There are a few things to know. Cannelés are a delicate sweet treat from the South-West French city of Bordeaux. A cannelé batter resembles a lot a crêpe batter: vanilla-flavored milk is mixed with eggs, flour, sugar and a little bit of butter. Cannelés are baked in cone-shaped copper molds* and are traditionally flavored with vanilla and rum. Because they are baked in a hot oven, they develop a crunchy dark caramelized crust on the outside, keeping in contrast a moist, soft and delicate texture inside. To achieve the best results, it is really advised to let the cannelé batter rest for a minimum of a night before baking them. It is a fact that copper molds are more expensive than silicone ones, but I personally think that they are really worth the investment, having tried both. I also tend to believe these sweet small cakes are better eaten at least a few hours after they are freshly baked from the oven, although this is surely only a question of taste.

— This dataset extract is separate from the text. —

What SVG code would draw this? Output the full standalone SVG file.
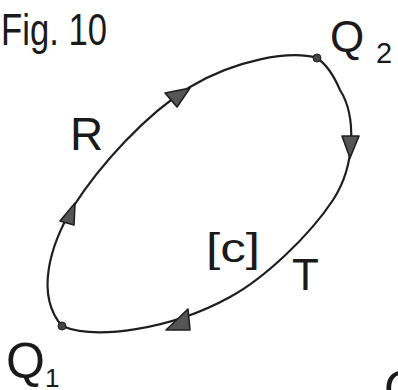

I usually can resist many foods, even when they are very tempting and I am terribly tempted, but I cannot resist a cannelé. They are the ideal sweet snack size, enough to give you a sweet flavor without being overwhelming. After one, you always think of maybe having a second. They are perfect at breakfast, after lunch or as a snack during the day. One, two, three, how many could you eat? With S., they were good twenty hours a day, seven days a week, three hundred and sixty five days a year. Tout le temps ! She always found good excuses to stop by the Bordeaux bakery on her way back home. I really ate many cannelés while living in Wellington.
My friend S.
Although I would never have been able to beat her. S. really loves cannelés, even more than crème brûlée , and that is saying a lot.
* You can buy the cannelé molds on Amazon.
- 2 + 1/8 cups whole milk
- 4.5 oz all-purpose flour
- 1 inch ginger root, peeled and sliced
- 6 cardamom pods, crushed
- 7 oz fine cane sugar
- 3 Tbsp unsweetened cocoa
- 5 egg yolks
- 2 oz melted butter
- 1 Tbsp rum
- Heat the milk with the cardamom pods and ginger. When it comes to a boil, cover and stop. Let infuse for 15 to 20 mns.
- In a bowl, mix together the flour, sugar and cocoa.
- Add the egg yolks and mix well.
- Filter the milk and add it to the dry ingredients. Make sure the batter is homogeneous. Add the rum and butter, and mix well.
Let rest overnight in the fridge.
- The following day, preheat your oven at 420 F.
- Take the batter and mix it again. Pour 3/4 full in the greased cannelé molds. Cook for 50 mms to 1 hour, depending on how quickly they get brown. Remove from the oven and wait for a few mins before unmolding them. Let them cool on a rack.
Note: I find that they are nicer to eat a few hours after they are made, or even the following day. Question of taste. They keep well for a few days.
- 500 ml de lait entier
- 125 g de farine
- 1 morceau de 2 cm de racine de gingembre, pelé et coupé en rondelles
- 6 capsules de cardamome, pilées
- 200 g de sucre fin
- 3 càs de cacao non sucré
- 5 jaunes d’oeuf
- 1 càs de rhum
- 60 g de beurre fondu
- Faites chauffer le lait avec les capsules de cardamome et le gingembre. Quand il atteint ébullition, arrêtez le feu, couvrez et laissez infuser pendant 15 à 20 mns. Filtrez-le.
- Dans une jatte, mélangez la farine, le sucre et le cacao en poudre.
- Ajoutez les jaunes d’oeuf et mélangez bien.
- Ajoutez le lait chaud à la préparation précédente en petit filet, et mélangez bien avec le rhum et le beurre. Couvrez et laissez reposer cette pâte au frigidaire toute la nuit.
- Le lendemain, préchauffez votre four à 210 C.
- Mélangez votre pâte et remplissez des moules à cannelé beurrés au 3/4. Cuisez au four pendant 50 mms à 1 heure. Surveillez. Sortez du four et laissez refroidir quelques minutes avant de démouler sur une grille. Laissez refroidir.
Remarque : je trouve personnellement que les cannelés sont meilleurs dégustés quelques heures après la cuisson, voir un jour après. Affaire de goût. Ils gardent très bien quelques jours.